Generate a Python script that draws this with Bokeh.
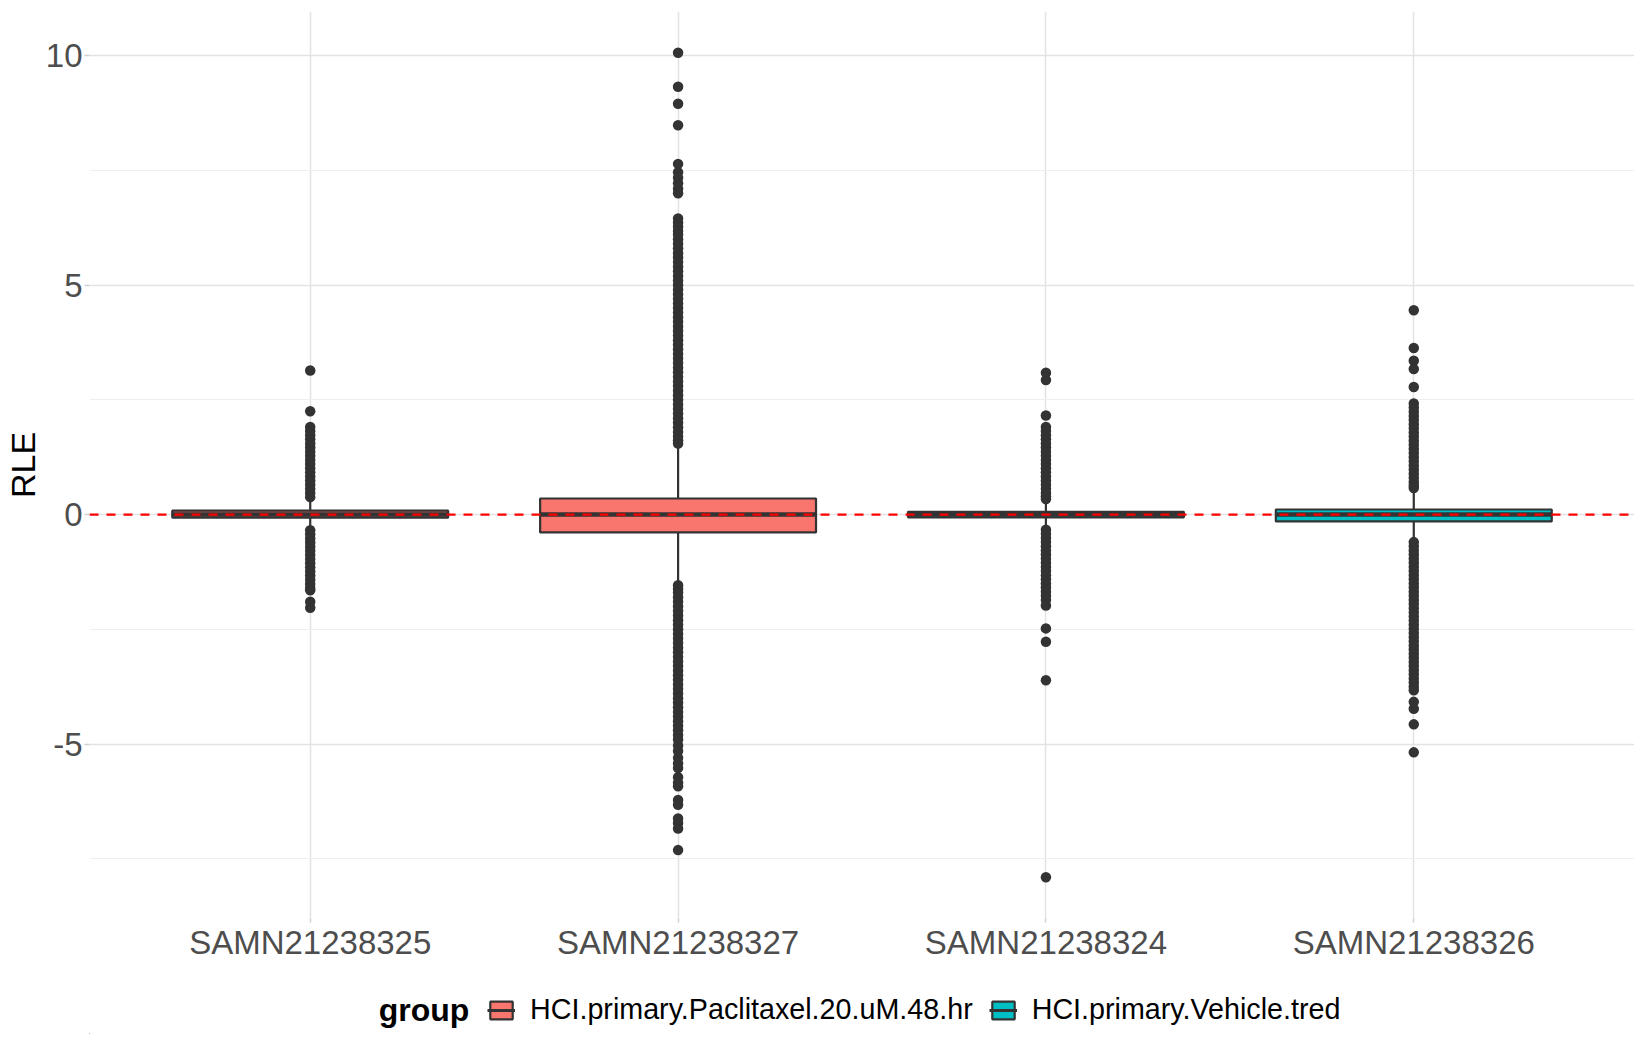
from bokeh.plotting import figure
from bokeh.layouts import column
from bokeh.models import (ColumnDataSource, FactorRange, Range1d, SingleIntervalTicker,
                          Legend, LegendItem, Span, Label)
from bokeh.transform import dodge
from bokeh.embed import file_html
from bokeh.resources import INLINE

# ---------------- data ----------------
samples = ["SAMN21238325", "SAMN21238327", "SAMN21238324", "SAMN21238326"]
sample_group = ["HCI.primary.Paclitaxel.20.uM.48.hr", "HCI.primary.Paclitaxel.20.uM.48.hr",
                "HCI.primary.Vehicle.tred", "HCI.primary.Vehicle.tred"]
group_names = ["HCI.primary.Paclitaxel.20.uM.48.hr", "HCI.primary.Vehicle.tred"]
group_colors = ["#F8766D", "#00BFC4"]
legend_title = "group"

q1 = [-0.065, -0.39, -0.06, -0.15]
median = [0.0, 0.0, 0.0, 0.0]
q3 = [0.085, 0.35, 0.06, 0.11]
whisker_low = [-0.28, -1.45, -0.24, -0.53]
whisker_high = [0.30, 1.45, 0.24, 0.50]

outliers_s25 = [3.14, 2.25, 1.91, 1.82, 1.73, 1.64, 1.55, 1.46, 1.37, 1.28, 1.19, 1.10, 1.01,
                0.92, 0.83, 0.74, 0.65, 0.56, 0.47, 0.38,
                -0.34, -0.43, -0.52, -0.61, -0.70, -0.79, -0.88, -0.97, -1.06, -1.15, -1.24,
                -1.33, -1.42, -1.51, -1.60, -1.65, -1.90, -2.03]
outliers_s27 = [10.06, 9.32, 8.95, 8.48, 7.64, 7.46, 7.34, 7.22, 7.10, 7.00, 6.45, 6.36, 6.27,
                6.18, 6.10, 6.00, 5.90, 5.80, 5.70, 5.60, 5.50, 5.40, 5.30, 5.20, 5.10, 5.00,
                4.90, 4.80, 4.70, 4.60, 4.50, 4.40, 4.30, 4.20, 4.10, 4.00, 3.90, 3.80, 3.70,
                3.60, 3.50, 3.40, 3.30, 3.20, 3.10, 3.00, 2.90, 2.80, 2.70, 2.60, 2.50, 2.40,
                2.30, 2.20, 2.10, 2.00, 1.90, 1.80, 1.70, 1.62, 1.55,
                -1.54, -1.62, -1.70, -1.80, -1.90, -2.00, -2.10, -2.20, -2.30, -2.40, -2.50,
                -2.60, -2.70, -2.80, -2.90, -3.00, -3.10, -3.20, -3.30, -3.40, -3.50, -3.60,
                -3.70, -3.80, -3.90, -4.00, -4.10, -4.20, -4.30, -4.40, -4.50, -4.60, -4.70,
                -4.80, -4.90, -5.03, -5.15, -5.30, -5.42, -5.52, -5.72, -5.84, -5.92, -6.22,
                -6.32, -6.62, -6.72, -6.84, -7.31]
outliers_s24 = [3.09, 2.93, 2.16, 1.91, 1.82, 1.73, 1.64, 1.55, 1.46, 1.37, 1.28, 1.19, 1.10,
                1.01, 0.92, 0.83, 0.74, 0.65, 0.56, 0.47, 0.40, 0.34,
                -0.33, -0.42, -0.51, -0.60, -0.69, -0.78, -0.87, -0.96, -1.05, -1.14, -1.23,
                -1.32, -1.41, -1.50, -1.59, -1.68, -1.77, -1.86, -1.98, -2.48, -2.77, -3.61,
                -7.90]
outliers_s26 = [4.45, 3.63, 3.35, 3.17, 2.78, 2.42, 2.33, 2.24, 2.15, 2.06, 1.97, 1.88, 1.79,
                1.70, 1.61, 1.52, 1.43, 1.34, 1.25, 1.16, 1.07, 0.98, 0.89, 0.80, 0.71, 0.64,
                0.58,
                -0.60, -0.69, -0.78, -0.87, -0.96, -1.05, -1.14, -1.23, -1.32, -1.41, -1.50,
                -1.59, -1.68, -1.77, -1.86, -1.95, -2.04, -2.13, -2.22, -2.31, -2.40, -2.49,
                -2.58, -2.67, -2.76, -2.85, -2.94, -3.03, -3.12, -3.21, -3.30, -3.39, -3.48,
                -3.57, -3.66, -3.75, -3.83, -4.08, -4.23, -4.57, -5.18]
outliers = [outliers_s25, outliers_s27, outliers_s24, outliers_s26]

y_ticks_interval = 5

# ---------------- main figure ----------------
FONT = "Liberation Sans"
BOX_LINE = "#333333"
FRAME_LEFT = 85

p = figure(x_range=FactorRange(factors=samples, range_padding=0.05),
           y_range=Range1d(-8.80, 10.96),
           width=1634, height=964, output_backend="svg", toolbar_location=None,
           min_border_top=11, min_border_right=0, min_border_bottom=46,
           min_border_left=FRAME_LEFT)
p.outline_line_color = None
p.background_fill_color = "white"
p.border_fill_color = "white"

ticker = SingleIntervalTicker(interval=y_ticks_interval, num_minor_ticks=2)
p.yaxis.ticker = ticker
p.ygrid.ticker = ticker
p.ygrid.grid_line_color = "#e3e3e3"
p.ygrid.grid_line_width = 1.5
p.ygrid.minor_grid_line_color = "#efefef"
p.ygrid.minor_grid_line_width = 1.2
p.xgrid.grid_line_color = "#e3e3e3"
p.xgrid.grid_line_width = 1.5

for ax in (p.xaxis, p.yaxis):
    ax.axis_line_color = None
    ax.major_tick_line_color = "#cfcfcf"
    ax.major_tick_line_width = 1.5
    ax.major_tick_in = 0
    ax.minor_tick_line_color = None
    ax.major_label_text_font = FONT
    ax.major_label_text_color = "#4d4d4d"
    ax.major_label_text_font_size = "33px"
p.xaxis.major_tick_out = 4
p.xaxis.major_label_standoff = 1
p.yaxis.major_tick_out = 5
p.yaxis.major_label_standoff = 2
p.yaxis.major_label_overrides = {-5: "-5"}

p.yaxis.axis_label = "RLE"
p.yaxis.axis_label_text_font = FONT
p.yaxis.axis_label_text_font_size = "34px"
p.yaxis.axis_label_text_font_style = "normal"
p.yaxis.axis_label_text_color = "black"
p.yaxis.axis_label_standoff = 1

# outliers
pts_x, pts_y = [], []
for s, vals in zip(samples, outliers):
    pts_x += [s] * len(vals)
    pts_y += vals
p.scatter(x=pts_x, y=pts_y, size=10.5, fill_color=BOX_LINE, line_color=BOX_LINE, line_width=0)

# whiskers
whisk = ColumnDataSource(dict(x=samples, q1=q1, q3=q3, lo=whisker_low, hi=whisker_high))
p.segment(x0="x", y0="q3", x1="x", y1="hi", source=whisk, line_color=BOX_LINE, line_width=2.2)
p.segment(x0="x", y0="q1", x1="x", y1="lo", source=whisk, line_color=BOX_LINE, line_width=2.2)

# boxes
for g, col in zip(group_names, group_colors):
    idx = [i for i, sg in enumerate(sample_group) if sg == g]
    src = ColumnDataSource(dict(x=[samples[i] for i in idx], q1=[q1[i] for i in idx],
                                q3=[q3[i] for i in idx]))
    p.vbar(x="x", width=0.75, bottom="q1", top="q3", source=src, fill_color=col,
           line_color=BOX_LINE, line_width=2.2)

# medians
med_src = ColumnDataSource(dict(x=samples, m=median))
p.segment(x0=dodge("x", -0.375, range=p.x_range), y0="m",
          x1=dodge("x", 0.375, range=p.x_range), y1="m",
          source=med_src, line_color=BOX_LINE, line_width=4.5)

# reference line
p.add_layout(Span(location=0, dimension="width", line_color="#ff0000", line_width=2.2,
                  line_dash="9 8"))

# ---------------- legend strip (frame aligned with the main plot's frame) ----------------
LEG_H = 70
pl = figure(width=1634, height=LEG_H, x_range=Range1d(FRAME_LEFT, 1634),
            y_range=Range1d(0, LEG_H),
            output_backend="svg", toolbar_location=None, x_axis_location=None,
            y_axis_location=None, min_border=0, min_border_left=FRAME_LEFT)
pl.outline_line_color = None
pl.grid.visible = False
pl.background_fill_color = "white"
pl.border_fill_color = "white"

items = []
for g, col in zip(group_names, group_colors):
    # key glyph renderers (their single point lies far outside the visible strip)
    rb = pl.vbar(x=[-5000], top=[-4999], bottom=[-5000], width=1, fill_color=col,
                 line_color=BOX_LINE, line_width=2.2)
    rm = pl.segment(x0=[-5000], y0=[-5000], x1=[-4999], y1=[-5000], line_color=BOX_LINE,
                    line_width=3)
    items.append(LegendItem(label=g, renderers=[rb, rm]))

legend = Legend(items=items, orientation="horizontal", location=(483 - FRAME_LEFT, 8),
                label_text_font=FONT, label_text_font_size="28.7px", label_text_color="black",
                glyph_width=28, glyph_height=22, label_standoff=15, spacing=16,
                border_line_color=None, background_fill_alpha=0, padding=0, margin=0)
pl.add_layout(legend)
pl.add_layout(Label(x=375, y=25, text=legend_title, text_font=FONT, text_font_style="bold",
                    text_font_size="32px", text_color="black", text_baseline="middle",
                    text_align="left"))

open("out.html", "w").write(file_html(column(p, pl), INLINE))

* * *

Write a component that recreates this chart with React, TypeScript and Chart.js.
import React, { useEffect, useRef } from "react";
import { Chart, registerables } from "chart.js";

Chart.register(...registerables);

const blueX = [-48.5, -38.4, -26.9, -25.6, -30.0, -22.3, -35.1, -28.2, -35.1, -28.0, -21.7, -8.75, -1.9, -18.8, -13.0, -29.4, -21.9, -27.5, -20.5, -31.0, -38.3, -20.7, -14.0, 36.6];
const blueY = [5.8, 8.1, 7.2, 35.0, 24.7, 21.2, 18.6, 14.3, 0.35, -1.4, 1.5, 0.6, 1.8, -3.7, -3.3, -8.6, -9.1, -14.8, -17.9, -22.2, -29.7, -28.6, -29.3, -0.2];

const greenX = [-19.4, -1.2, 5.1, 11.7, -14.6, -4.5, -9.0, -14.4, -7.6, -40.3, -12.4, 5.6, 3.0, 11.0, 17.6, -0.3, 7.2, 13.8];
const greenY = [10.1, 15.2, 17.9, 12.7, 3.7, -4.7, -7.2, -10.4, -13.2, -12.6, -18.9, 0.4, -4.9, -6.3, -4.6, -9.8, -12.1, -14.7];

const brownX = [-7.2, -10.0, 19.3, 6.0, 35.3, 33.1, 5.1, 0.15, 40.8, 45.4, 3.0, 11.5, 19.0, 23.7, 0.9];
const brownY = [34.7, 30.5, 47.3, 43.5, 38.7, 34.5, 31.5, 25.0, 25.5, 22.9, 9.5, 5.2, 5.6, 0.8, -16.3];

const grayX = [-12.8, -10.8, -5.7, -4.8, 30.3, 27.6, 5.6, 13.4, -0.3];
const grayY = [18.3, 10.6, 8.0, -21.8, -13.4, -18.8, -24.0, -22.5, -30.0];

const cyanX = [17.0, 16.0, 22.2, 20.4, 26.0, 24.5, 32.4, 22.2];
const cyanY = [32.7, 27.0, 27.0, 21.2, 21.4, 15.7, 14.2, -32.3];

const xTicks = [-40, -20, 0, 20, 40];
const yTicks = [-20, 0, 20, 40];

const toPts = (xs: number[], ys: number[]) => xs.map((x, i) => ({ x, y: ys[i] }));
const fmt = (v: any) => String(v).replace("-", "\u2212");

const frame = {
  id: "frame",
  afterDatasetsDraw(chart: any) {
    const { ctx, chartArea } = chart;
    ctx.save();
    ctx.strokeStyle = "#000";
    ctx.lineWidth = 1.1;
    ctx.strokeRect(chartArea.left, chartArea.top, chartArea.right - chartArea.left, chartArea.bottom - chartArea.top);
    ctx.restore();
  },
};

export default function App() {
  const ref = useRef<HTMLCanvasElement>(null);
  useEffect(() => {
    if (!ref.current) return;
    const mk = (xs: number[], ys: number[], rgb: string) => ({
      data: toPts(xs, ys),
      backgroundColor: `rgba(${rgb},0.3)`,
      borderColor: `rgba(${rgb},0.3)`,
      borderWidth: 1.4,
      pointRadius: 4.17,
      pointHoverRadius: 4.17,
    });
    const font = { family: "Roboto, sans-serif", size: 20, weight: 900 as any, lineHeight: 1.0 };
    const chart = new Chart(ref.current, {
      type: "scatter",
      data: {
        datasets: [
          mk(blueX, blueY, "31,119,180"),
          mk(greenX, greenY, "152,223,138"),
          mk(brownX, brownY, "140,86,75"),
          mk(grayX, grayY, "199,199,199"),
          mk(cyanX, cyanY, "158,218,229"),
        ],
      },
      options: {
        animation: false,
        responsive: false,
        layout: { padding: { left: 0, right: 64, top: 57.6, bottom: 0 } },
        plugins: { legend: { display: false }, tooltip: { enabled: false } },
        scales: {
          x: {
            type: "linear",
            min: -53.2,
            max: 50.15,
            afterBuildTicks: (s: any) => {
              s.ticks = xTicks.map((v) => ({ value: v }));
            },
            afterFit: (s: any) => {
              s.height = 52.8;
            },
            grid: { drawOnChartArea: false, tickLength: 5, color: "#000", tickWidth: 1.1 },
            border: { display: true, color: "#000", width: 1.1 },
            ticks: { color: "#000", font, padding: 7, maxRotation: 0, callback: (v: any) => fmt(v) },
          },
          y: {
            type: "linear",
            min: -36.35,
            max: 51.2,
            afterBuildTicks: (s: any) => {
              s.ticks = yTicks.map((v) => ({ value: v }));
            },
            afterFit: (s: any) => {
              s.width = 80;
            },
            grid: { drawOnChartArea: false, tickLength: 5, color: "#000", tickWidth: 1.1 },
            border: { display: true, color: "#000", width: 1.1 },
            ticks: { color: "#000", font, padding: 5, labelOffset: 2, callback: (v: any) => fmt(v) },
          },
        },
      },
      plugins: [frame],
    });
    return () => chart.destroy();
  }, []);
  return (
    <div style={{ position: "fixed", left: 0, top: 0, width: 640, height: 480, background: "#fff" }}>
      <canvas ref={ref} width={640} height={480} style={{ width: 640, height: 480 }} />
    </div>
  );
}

_Goal_
What's needed is an exact copy of the lines above from the one with "Generate a Python" through the one with "whisker_high = [0.30, 1.45, 0.24, 0.50]", both included; the pictures stay out.

_Written answer_
Generate a Python script that draws this with Bokeh.
from bokeh.plotting import figure
from bokeh.layouts import column
from bokeh.models import (ColumnDataSource, FactorRange, Range1d, SingleIntervalTicker,
                          Legend, LegendItem, Span, Label)
from bokeh.transform import dodge
from bokeh.embed import file_html
from bokeh.resources import INLINE

# ---------------- data ----------------
samples = ["SAMN21238325", "SAMN21238327", "SAMN21238324", "SAMN21238326"]
sample_group = ["HCI.primary.Paclitaxel.20.uM.48.hr", "HCI.primary.Paclitaxel.20.uM.48.hr",
                "HCI.primary.Vehicle.tred", "HCI.primary.Vehicle.tred"]
group_names = ["HCI.primary.Paclitaxel.20.uM.48.hr", "HCI.primary.Vehicle.tred"]
group_colors = ["#F8766D", "#00BFC4"]
legend_title = "group"

q1 = [-0.065, -0.39, -0.06, -0.15]
median = [0.0, 0.0, 0.0, 0.0]
q3 = [0.085, 0.35, 0.06, 0.11]
whisker_low = [-0.28, -1.45, -0.24, -0.53]
whisker_high = [0.30, 1.45, 0.24, 0.50]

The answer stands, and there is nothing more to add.